# How to carry my Porta Bote on or in my Outback?



## Puredrifting (May 7, 2004)

Hi all:

Well, the time is finally arriving. I pick up my Outback 29F-BH-S 5th wheel on Tuesday next week. I want to buy a 14' Porta Bote http://www.porta-bote.com This is a really cool little folding boat that is very popular amongst RVers. It folds to 4" tall and weighs 96 lbs.

I found this guy who fabricated a really nice under carriage mount on his 5er for his. I may go that way, if it fits. http://www.kane.net/~pkane/projects/rv/20040321-001_jpg.html

I know I could put it on the roof except for the fact that carrying 100 lbs in a 14' long package up and down a small, tall RV ladder by myself doesn't sound fun. Other possible options are a roof rack and front mount hitch with an extension on my TV but I would prefer to carry it on the 5er, I think. I even thought about just carrying it inside the 5er, I think I might be able to make the angle through the rear BH door into the living room. Put it in a surfboard bag and away I go? Wifey is not liking that idea. She thinks it will be too wet and dirty, which may be true.

Porta Bote makes brackets that let you carry it on the outside of the 5er BUT I only have 12" on width on either side when backing the 5er into my RV access, taking away 4" to 5" in width clearance doesn't sound smart. Plus, drilling four holes into my new Outback and trying to reinforce the brackets inside the 5er doesn't sound too appealing either.
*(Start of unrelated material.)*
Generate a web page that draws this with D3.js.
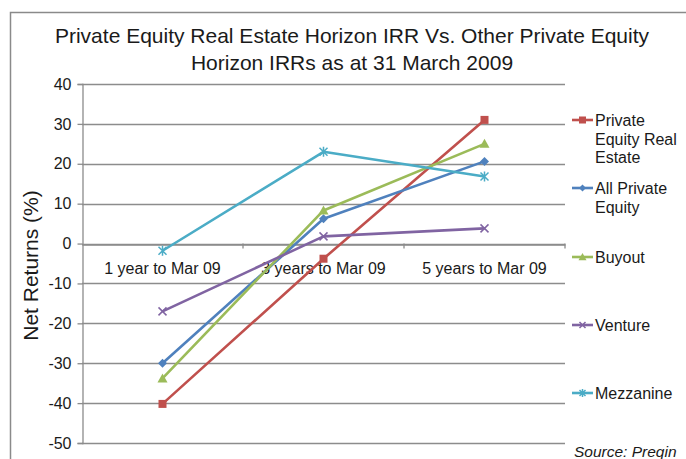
<!DOCTYPE html>
<html><head><meta charset="utf-8">
<script src="https://cdn.jsdelivr.net/npm/d3@7"></script>
<style>body{margin:0;background:#fff;} svg{display:block;font-family:"Liberation Sans",Arial,sans-serif;}</style>
</head><body>
<svg id="c" width="686" height="459"></svg>
<script>
const categories = ["1 year to Mar 09", "3 years to Mar 09", "5 years to Mar 09"];
const seriesNames = ["Private Equity Real Estate", "All Private Equity", "Buyout", "Venture", "Mezzanine"];
const pereValues = [-40.2, -3.8, 31.0];
const allPeValues = [-30.0, 6.2, 20.6];
const buyoutValues = [-33.8, 8.3, 25.0];
const ventureValues = [-17.0, 1.8, 3.8];
const mezzanineValues = [-1.8, 23.0, 16.8];
const yTicks = [40, 30, 20, 10, 0, -10, -20, -30, -40, -50];
const colors = ["#C0504D", "#4F81BD", "#9BBB59", "#8064A2", "#4BACC6"];
const markers = ["square", "diamond", "triangle", "x", "star"];
const legendLines = [["Private", "Equity Real", "Estate"], ["All Private", "Equity"], ["Buyout"], ["Venture"], ["Mezzanine"]];
const legendY = [120, 188, 257, 325, 393];

const series = [pereValues, allPeValues, buyoutValues, ventureValues, mezzanineValues].map((v, i) => ({
  name: seriesNames[i], values: v, color: colors[i], marker: markers[i]
}));

const FONT = "Liberation Sans, Arial, sans-serif";
const svg = d3.select("#c");
const L = 82, R = 565, T = 84, B = 443;

// outer border
svg.append("rect").attr("x", 10.5).attr("y", 12.5).attr("width", 700).attr("height", 470)
  .attr("fill", "none").attr("stroke", "#8a8a8a").attr("stroke-width", 1.5);

// title
svg.append("text").attr("x", 352).attr("y", 43).attr("text-anchor", "middle")
  .attr("font-size", 21).attr("fill", "#1a1a1a").text("Private Equity Real Estate Horizon IRR Vs. Other Private Equity");
svg.append("text").attr("x", 352).attr("y", 70).attr("text-anchor", "middle")
  .attr("font-size", 21).attr("fill", "#1a1a1a").text("Horizon IRRs as at 31 March 2009");

const y = d3.scaleLinear().domain([-50, 40]).range([B, T]);
const x = d3.scaleBand().domain(categories).range([L, R]).padding(0);
const cx = c => x(c) + x.bandwidth() / 2;

// gridlines
svg.append("g").selectAll("line").data(yTicks).join("line")
  .attr("x1", L).attr("x2", R).attr("y1", d => Math.round(y(d)) + 0.5).attr("y2", d => Math.round(y(d)) + 0.5)
  .attr("stroke", "#8c8c8c").attr("stroke-width", 1.3);

// y axis
const yAxis = svg.append("g").attr("transform", `translate(${L + 0.5},0)`)
  .call(d3.axisLeft(y).tickValues(yTicks).tickSize(5).tickPadding(6).tickFormat(d => String(d)));
yAxis.attr("font-family", FONT);
yAxis.select(".domain").attr("stroke", "#8c8c8c").attr("stroke-width", 1.3);
yAxis.selectAll(".tick line").attr("stroke", "#8c8c8c").attr("stroke-width", 1.3);
yAxis.selectAll(".tick text").attr("font-size", 16).attr("fill", "#1a1a1a");

// x axis at zero
const xAxis = svg.append("g").attr("transform", `translate(0,${Math.round(y(0)) + 0.5})`)
  .call(d3.axisBottom(x).tickSize(0).tickPadding(17));
xAxis.attr("font-family", FONT);
xAxis.select(".domain").attr("stroke", "#8c8c8c").attr("stroke-width", 1.3);
xAxis.selectAll(".tick text").attr("font-size", 16).attr("fill", "#1a1a1a").attr("dy", "0.71em").attr("y", 18);
// x tick marks at band boundaries
svg.append("g").selectAll("line").data(categories).join("line")
  .attr("x1", d => x(d) + x.bandwidth()).attr("x2", d => x(d) + x.bandwidth())
  .attr("y1", y(0)).attr("y2", y(0) + 5).attr("stroke", "#8c8c8c").attr("stroke-width", 1.3);

// y axis title
svg.append("text").attr("transform", `translate(38,${(T + B) / 2 + 2}) rotate(-90)`)
  .attr("text-anchor", "middle").attr("font-size", 21).attr("fill", "#1a1a1a").text("Net Returns (%)");

function drawMarker(g, type, color, px, py, s) {
  if (type === "square") {
    g.append("rect").attr("x", px - s).attr("y", py - s).attr("width", 2 * s).attr("height", 2 * s).attr("fill", color);
  } else if (type === "diamond") {
    g.append("path").attr("d", `M${px},${py - s}L${px + s},${py}L${px},${py + s}L${px - s},${py}Z`).attr("fill", color);
  } else if (type === "triangle") {
    g.append("path").attr("d", `M${px},${py - s}L${px + s},${py + s * 0.8}L${px - s},${py + s * 0.8}Z`).attr("fill", color);
  } else if (type === "x") {
    g.append("path").attr("d", `M${px - s},${py - s}L${px + s},${py + s}M${px - s},${py + s}L${px + s},${py - s}`)
      .attr("stroke", color).attr("stroke-width", 1.5);
  } else if (type === "star") {
    g.append("path").attr("d", `M${px - s},${py - s}L${px + s},${py + s}M${px - s},${py + s}L${px + s},${py - s}M${px},${py - s - 1}L${px},${py + s + 1}`)
      .attr("stroke", color).attr("stroke-width", 1.5);
  }
}

const line = d3.line().x((d, i) => cx(categories[i])).y(d => y(d));
const gl = svg.append("g");
series.forEach(s => {
  gl.append("path").datum(s.values).attr("d", line).attr("fill", "none")
    .attr("stroke", s.color).attr("stroke-width", 2.6).attr("stroke-linejoin", "round");
});
series.forEach(s => {
  const sizes = {square: 4, diamond: 4.5, triangle: 5, x: 4, star: 4};
  s.values.forEach((v, i) => drawMarker(gl, s.marker, s.color, cx(categories[i]), y(v), sizes[s.marker]));
});

// legend
const lg = svg.append("g");
series.forEach((s, i) => {
  const ly = legendY[i];
  lg.append("line").attr("x1", 572).attr("x2", 593).attr("y1", ly).attr("y2", ly)
    .attr("stroke", s.color).attr("stroke-width", 2.6);
  const sizes = {square: 3.5, diamond: 3.5, triangle: 4, x: 3, star: 3};
  drawMarker(lg, s.marker, s.color, 582.5, ly, sizes[s.marker]);
  legendLines[i].forEach((t, k) => {
    lg.append("text").attr("x", 595).attr("y", ly + 6 + k * 18.5).attr("font-size", 16).attr("fill", "#1a1a1a").text(t);
  });
});

// source
svg.append("text").attr("x", 574).attr("y", 457).attr("font-size", 15.5).attr("font-style", "italic")
  .attr("fill", "#1a1a1a").text("Source: Preqin");
</script>
</body></html>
Anyone on here transport a PortaBote with their Outback 5er or TT? If so, how? Have any ideas? I like the idea of building a small storage underneath. As long as the storage is less high then the stabilizer jacks when up (about 6"?), I doubt if it would hit on speed bumps, etc.? Does that sound right?

Best,

Dan


----------



## Y-Guy (Jan 30, 2004)

Dan sounds like it would work. I think I'd install it from the front since your probably less likely to bottom out there vs. the rear of the trailer. Good luck on the mod and do keep us appraised how it goes for you.


----------